When will the bullet first cross the "line of sight"? At what distance do you normally zero the scope on this combo, I'm guessing 200yds? Really looking forward to shooting at "Longer Ranges".

Where you zero for "long range" precision shooting is largely personal preference and simplicity. You will be the one behind the rifle and need to make corrections and therefore you will be the guy who has to keep track of the math. That's a very solid set up you've described and you should be able to achieve great results. (Forgive me for talking first and checking second, but...) 140gr 6.5 Creedmoor should allow you to shoot point-blank beyond 400 yards with a 200 yard zero. Using a good ballistics program for your firing solutions, the zero distance will be one datapoint you input - the solution will take your zero distance into account. 100 or 200 will only matter to the calculator (we have to remember to input the right data!) To keep it simple and consistent with other shooters, you MAY find it easy to use a 100 yard zero. For my precision rifle, I use a 100 yard zero.

That said, I (and this is personal) have found it easier to use a 200 yard zero for my hunting rifles. The trajectory of my .30-06 load will put a 165gr pill in a 16" circle out to 348 yards. This makes for a simple and quick correction in the scope not requiring holdover in an imaginary space above the back of the animal. Without externally adjustable turrets, I will use the mil-dots for shots beyond 350 (and presume that I will have a steadier position in lining up a longer shot).

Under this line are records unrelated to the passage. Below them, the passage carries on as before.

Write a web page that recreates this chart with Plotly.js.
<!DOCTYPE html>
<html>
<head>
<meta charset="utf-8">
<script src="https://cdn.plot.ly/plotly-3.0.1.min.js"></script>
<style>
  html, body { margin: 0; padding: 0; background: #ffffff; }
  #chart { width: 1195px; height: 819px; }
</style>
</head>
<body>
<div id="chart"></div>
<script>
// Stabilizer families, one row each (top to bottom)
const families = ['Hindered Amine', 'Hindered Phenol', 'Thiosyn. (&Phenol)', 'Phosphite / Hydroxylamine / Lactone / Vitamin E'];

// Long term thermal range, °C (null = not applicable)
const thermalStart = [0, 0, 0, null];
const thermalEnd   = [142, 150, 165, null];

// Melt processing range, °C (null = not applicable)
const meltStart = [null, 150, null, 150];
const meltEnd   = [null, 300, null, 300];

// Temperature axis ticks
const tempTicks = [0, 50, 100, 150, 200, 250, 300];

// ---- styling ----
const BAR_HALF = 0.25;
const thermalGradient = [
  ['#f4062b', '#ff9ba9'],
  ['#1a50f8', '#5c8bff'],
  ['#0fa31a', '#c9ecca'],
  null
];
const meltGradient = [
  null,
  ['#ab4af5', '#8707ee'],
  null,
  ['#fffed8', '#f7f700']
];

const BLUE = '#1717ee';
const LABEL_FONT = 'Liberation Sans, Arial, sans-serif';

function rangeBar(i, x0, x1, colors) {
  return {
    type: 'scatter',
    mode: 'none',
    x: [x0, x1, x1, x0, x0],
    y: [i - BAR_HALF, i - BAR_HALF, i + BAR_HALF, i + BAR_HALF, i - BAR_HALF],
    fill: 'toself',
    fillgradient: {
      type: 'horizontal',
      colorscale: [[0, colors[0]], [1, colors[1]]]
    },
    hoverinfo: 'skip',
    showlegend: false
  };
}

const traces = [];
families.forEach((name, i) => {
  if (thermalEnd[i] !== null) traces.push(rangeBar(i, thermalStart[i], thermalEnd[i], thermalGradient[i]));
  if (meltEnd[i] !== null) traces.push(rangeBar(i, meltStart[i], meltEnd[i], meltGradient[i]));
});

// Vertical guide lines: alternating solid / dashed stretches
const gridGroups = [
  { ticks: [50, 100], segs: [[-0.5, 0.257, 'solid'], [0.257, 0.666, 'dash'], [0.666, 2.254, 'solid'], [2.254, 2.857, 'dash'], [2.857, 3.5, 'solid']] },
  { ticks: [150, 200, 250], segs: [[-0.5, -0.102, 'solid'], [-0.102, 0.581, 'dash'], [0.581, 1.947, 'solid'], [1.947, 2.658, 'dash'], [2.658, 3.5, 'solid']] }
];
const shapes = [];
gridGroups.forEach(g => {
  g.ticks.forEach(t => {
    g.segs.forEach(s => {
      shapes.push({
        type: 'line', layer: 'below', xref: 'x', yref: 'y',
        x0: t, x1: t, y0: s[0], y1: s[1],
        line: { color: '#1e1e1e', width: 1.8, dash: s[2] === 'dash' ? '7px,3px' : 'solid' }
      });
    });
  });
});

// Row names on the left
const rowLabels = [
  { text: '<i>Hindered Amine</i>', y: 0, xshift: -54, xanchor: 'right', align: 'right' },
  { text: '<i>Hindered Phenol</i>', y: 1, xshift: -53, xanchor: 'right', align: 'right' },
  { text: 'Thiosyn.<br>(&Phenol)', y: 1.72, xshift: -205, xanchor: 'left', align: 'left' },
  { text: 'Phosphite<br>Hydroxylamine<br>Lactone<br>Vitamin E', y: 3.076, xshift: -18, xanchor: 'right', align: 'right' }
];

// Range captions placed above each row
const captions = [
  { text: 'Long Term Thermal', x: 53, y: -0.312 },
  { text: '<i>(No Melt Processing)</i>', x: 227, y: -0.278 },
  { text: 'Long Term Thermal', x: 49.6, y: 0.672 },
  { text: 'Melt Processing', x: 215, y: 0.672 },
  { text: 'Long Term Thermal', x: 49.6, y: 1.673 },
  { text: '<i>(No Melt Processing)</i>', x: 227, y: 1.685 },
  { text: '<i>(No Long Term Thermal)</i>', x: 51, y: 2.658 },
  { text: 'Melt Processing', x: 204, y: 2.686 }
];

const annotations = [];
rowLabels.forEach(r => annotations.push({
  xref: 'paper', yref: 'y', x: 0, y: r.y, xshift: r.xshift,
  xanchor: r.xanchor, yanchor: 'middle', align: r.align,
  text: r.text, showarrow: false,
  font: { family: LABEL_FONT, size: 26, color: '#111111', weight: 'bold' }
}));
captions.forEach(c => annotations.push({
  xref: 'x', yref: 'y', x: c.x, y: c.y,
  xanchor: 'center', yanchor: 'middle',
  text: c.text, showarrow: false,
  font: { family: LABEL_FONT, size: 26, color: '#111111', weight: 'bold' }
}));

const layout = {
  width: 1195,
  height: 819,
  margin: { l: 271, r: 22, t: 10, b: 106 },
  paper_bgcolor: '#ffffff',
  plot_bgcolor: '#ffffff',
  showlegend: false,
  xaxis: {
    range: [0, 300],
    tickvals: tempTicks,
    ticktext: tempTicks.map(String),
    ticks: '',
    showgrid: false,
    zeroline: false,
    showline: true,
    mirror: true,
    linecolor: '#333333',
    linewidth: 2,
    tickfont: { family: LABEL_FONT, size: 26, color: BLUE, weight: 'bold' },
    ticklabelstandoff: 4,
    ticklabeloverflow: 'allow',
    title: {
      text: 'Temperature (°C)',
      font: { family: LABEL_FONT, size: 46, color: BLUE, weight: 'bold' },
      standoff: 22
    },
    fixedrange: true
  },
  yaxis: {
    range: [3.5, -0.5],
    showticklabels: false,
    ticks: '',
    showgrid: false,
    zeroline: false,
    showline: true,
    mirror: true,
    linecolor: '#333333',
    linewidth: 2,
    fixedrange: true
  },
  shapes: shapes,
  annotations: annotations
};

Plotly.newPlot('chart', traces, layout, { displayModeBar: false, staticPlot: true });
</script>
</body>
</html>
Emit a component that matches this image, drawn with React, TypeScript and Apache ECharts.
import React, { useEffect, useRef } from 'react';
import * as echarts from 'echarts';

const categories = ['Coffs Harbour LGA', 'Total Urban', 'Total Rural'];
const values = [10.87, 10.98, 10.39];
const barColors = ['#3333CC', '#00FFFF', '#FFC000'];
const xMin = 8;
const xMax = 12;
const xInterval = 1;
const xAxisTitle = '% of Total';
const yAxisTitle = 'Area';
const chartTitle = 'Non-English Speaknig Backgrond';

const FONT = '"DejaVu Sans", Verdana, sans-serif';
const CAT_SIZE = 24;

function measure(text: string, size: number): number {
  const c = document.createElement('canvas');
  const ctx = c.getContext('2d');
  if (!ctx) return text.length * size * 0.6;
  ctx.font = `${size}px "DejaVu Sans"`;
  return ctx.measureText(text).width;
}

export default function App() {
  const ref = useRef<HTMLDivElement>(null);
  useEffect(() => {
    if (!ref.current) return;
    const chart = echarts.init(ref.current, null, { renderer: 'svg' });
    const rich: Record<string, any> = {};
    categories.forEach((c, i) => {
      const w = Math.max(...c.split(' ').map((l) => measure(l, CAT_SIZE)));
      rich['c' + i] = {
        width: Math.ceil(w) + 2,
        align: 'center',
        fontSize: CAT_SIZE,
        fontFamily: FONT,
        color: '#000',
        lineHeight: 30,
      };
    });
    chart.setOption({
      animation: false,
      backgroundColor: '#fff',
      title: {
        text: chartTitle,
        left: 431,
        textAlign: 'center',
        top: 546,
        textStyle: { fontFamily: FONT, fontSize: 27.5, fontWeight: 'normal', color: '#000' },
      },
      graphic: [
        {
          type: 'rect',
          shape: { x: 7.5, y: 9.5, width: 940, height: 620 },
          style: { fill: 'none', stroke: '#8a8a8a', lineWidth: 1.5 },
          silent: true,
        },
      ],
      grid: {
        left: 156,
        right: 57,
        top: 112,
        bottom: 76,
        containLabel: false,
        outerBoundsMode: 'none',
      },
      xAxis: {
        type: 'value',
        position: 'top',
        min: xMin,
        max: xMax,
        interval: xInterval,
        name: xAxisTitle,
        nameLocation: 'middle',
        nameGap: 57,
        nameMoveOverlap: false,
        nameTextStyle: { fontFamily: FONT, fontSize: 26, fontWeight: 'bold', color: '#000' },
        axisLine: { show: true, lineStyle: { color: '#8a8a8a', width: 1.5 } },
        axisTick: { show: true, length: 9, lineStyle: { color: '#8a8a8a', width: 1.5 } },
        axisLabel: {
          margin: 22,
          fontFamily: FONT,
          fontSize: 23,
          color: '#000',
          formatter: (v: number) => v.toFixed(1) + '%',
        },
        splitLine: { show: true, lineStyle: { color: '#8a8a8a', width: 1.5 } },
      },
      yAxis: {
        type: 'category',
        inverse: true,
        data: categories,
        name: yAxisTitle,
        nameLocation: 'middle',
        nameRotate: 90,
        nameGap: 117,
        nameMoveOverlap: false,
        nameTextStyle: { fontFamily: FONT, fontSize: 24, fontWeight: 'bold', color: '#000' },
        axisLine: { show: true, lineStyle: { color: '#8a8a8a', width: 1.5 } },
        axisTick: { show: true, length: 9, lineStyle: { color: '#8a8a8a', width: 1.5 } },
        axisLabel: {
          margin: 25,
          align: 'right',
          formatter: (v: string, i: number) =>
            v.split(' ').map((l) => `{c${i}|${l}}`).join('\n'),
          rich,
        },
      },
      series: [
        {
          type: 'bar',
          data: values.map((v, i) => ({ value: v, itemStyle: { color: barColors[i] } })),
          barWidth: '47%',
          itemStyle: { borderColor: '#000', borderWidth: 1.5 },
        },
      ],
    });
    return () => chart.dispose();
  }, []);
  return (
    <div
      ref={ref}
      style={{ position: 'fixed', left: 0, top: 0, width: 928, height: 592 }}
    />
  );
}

When making your decision, consider your ultimate purpose - minute-of-steel and minute-of-deer are more tolerant than the "X" ring.
 
That said, I (and this is personal) have found it easier to use a 200 yard zero for my hunting rifles. The trajectory of my .30-06 load will put a 165gr pill in a 16" circle out to 348 yards. This makes for a simple and quick correction in the scope not requiring holdover in an imaginary space above the back of the animal. Without externally adjustable turrets, I will use the mil-dots for shots beyond 350 (and presume that I will have a steadier position in lining up a longer shot). When making your decision, consider your ultimate purpose - minute-of-steel and minute-of-deer are more tolerant than the "X" ring.

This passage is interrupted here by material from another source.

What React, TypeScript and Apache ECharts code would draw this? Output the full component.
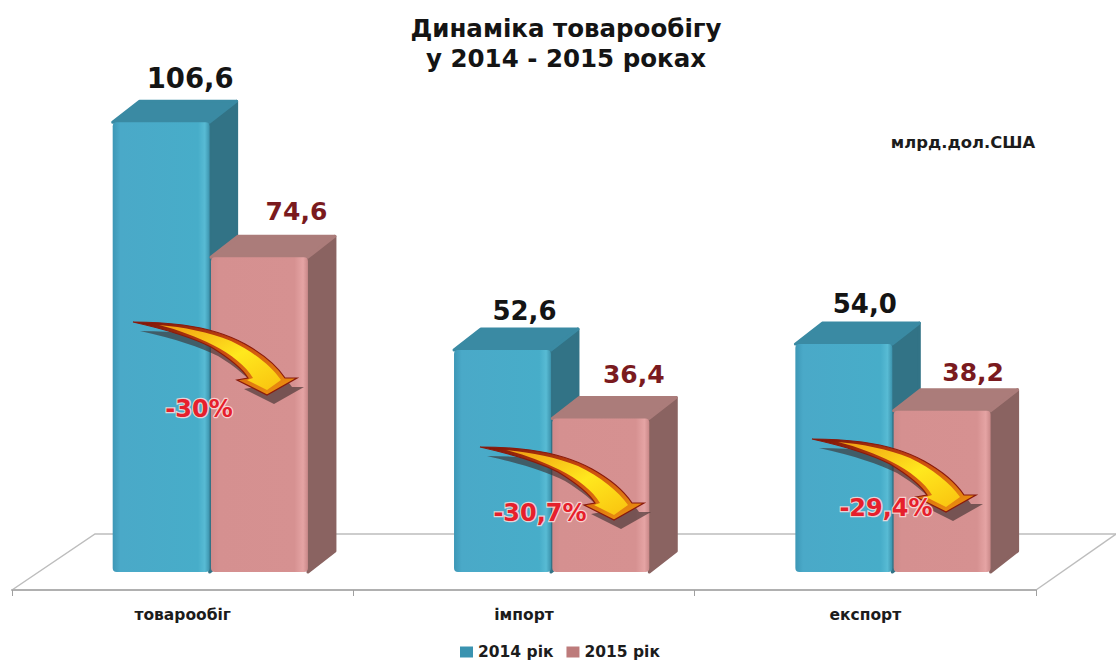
import React, { useEffect, useRef } from "react";
import * as echarts from "echarts";

const categories = ["товарообіг", "імпорт", "експорт"];
const values2014 = [106.6, 52.6, 54.0];
const values2015 = [74.6, 36.4, 38.2];
const changes = ["-30%", "-30,7%", "-29,4%"];

const FONT = "'DejaVu Sans', sans-serif";
const DX = 27;
const DY = 21;

const ARROW =
  "M0 0 C18 0 34 1 50 3 C72 6 94 12 112 22 C130 32 144 44 152 56 L164 56 L134 73 L104 58 L115 56 C110 48 96 36 78 25 C60 16 36 8 0 0 Z";
const ARROW_CORE =
  "M26 3 C50 5 76 10 98 19 C121 30 138 44 148 58 L134 68 L114 58 L120 56 C113 44 98 32 80 23 C64 15 46 8 26 3 Z";
echarts.graphic.registerShape("fallArrow", echarts.graphic.extendPath(ARROW, {}) as any);
echarts.graphic.registerShape("fallArrowCore", echarts.graphic.extendPath(ARROW_CORE, {}) as any);

type Look = {
  front: any;
  top: string;
  side: string;
  label: string;
  labelSize: number[];
  start: number;
  nudgeX: number[];
  nudgeY: number[];
};

const blueLook: Look = {
  front: new echarts.graphic.LinearGradient(0, 0, 1, 0, [
    { offset: 0, color: "#3d97b6" },
    { offset: 0.08, color: "#4aa9c8" },
    { offset: 0.88, color: "#47adc9" },
    { offset: 0.95, color: "#58bbd4" },
    { offset: 1, color: "#3c93ad" },
  ]),
  top: "#3a8aa3",
  side: "#327386",
  label: "#141414",
  labelSize: [27.5, 26, 26],
  start: -0.205,
  nudgeX: [2, -5, -6],
  nudgeY: [-44, -39, -40],
};
const pinkLook: Look = {
  front: new echarts.graphic.LinearGradient(0, 0, 1, 0, [
    { offset: 0, color: "#cf8a8a" },
    { offset: 0.08, color: "#d59090" },
    { offset: 0.86, color: "#d69191" },
    { offset: 0.95, color: "#e5a4a4" },
    { offset: 1, color: "#c98888" },
  ]),
  top: "#ab7c7a",
  side: "#8a6361",
  label: "#7a1a1e",
  labelSize: [25, 25, 25],
  start: 0.083,
  nudgeX: [10, 6, 4],
  nudgeY: [-46, -44, -38],
};

function bar3d(look: Look) {
  return (params: any, api: any) => {
    const i = api.value(0);
    const v = api.value(1);
    const band = api.size([1, 0])[0];
    const [cx, yTop] = api.coord([i, v]);
    const [, yBase] = api.coord([i, 0]);
    const w = band * 0.284;
    const x = cx + band * look.start;
    const faceStyle = (c: string) => ({ fill: c, stroke: c, lineWidth: 3, lineJoin: "round" });
    return {
      type: "group",
      children: [
        {
          type: "polygon",
          shape: {
            points: [
              [x + w, yBase],
              [x + w + DX, yBase - DY],
              [x + w + DX, yTop - DY],
              [x + w, yTop],
            ],
          },
          style: faceStyle(look.side),
        },
        {
          type: "polygon",
          shape: {
            points: [
              [x, yTop],
              [x + DX, yTop - DY],
              [x + w + DX, yTop - DY],
              [x + w, yTop],
            ],
          },
          style: faceStyle(look.top),
        },
        {
          type: "rect",
          shape: { x, y: yTop, width: w, height: yBase - yTop, r: 4 },
          style: { fill: look.front },
        },
        {
          type: "text",
          style: {
            text: v.toFixed(1).replace(".", ","),
            x: x + w / 2 + DX + look.nudgeX[i],
            y: yTop + look.nudgeY[i],
            align: "center",
            verticalAlign: "middle",
            fill: look.label,
            fontFamily: FONT,
            fontWeight: 700,
            fontSize: look.labelSize[i],
          },
        },
      ],
    };
  };
}

const arrowFill = new echarts.graphic.LinearGradient(0, 0, 1, 1, [
  { offset: 0, color: "#7a1208" },
  { offset: 0.45, color: "#c9480f" },
  { offset: 1, color: "#ef9a10" },
]);
const coreFill = new echarts.graphic.LinearGradient(0, 0, 1, 1, [
  { offset: 0, color: "#f09a12" },
  { offset: 0.55, color: "#ffe81e" },
  { offset: 1, color: "#f9c20f" },
]);

const arrowTails = [
  [133, 322],
  [480, 447],
  [812, 439],
];
const changeCenters = [
  [199, 409],
  [540, 513],
  [886, 508],
];

function arrowGraphics() {
  const out: any[] = [];
  arrowTails.forEach(([x, y], i) => {
    out.push({
      type: "fallArrow",
      x: x + 7,
      y: y + 9,
      z: 50,
      style: { fill: "rgba(60,45,45,0.62)" },
    });
    out.push({
      type: "fallArrow",
      x,
      y,
      z: 51,
      style: { fill: arrowFill, stroke: "#8a1a0c", lineWidth: 1.2 },
    });
    out.push({ type: "fallArrowCore", x, y, z: 52, style: { fill: coreFill } });
    out.push({
      type: "text",
      x: changeCenters[i][0],
      y: changeCenters[i][1],
      z: 60,
      style: {
        text: changes[i],
        align: "center",
        verticalAlign: "middle",
        fill: "#e61f2c",
        stroke: "rgba(255,220,220,0.85)",
        lineWidth: 2.5,
        fontFamily: FONT,
        fontWeight: 700,
        fontSize: 24,
      },
    });
  });
  return out;
}

const lineStyle = { stroke: "#bdbdbd", lineWidth: 1.5, fill: "none" };

export default function App() {
  const ref = useRef<HTMLDivElement>(null);
  useEffect(() => {
    const chart = echarts.init(ref.current!, null, { renderer: "svg" });
    chart.setOption({
      animation: false,
      backgroundColor: "#ffffff",
      title: {
        text: "Динаміка товарообігу\nу 2014 - 2015 роках",
        left: 561,
        top: 8,
        textAlign: "center",
        textStyle: {
          fontFamily: FONT,
          fontWeight: 700,
          fontSize: 24.5,
          lineHeight: 30,
          color: "#141414",
        },
      },
      legend: {
        left: 455,
        top: 639,
        itemWidth: 13,
        itemHeight: 11,
        itemGap: 13,
        icon: "rect",
        textStyle: {
          fontFamily: FONT,
          fontWeight: 700,
          fontSize: 15.5,
          color: "#1c1c1c",
        },
        data: ["2014 рік", "2015 рік"],
      },
      grid: { left: 12, right: 80, top: 65.6, bottom: 92 },
      xAxis: {
        type: "category",
        data: categories,
        offset: 18,
        axisLine: { onZero: false, lineStyle: { color: "#b0b0b0", width: 2 } },
        axisTick: { show: true, length: 6, lineStyle: { color: "#a0a0a0", width: 1 } },
        axisLabel: {
          margin: 17,
          fontFamily: FONT,
          fontWeight: 700,
          fontSize: 15.5,
          color: "#1c1c1c",
        },
      },
      yAxis: { type: "value", min: 0, max: 120, show: false },
      series: [
        {
          name: "2014 рік",
          type: "custom",
          clip: false,
          z: 5,
          itemStyle: { color: "#3a93b0" },
          encode: { x: 0, y: 1 },
          data: values2014.map((v, i) => [i, v]),
          renderItem: bar3d(blueLook),
        },
        {
          name: "2015 рік",
          type: "custom",
          clip: false,
          z: 6,
          itemStyle: { color: "#bd7b7b" },
          encode: { x: 0, y: 1 },
          data: values2015.map((v, i) => [i, v]),
          renderItem: bar3d(pinkLook),
        },
      ],
      graphic: [
        {
          type: "group",
          z: 0,
          children: [
            {
              type: "polyline",
              z: 0,
              shape: {
                points: [
                  [12, 590],
                  [95, 534],
                  [1116, 534],
                ],
              },
              style: lineStyle,
            },
            {
              type: "line",
              z: 0,
              shape: { x1: 1036, y1: 590, x2: 1116, y2: 534 },
              style: lineStyle,
            },
          ],
        },
        ...arrowGraphics(),
        {
          type: "text",
          x: 963,
          y: 142,
          z: 60,
          style: {
            text: "млрд.дол.США",
            align: "center",
            verticalAlign: "middle",
            fill: "#1c1c1c",
            fontFamily: FONT,
            fontWeight: 700,
            fontSize: 16.4,
          },
        },
      ],
    });
    return () => chart.dispose();
  }, []);
  return (
    <div
      ref={ref}
      style={{ position: "absolute", left: 0, top: 0, width: 1116, height: 664 }}
    />
  );
}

Like you said this is the personal part. For my hunting rifle I like to have it "zeroed" at 200 yards too but my actual zero is done at 100 yards and then I come up to leave it at 200 yds. That way if I need to do any dialing all the adjustments are in the up direction.
 
I like to sight my hunting rifles so that the impact of the bullet is no more than 2 to 2.5 inches from the cross hair. I use a ballistic program like Strelock to predict the trajectory. That way, I can hold pretty much dead on to that range and I can predict the distance when the bullet drop exceeds 2 inches from cross hair and then I start dialing to compensate for bullet drop.
 
Just bore sight then sight in as you would a rifle with a 0 MOA rail. If you are planning on doing any load work ups in the future I would suggest at least 100 and 2-300 would be better.
 
100 yards. If you have to make fast shots, use your reticle for anything out to 4-500. Otherwise, if you have time, just dial. For anything beyond that distance though, you should dial your corrections as they will change a lot for small increases in yardage.
 
I'll be taking my Ruger Model 18054 6.5 Creedmoor to the range later this week. This is my first experience with a rifle with a 20 MOA Picatinny rail. I using a vortex viper pst 6-24x50 ffp riflescope ebr-2c (mrad) mounted with Vortex 30mm Precision Matched Rings - 1.45". I'll be using Hornady 6.5 Creedmoor 140gr ELD Match ammo for my first outing.

When will the bullet first cross the "line of sight"? At what distance do you normally zero the scope on this combo, I'm guessing 200yds? Really looking forward to shooting at "Longer Ranges".

Just one point having a 0 or 20MOA rail does nothing to the problem. When the scope is zeroed at a particular range the rail MOA is accounted for by the setting of the elevation adjustment on the scope. The 20 MOA rail simply allows you to use more of the full range of adjustment of your scope so you can dial in a setting for longer range shots than if you had a 0 MOA rail.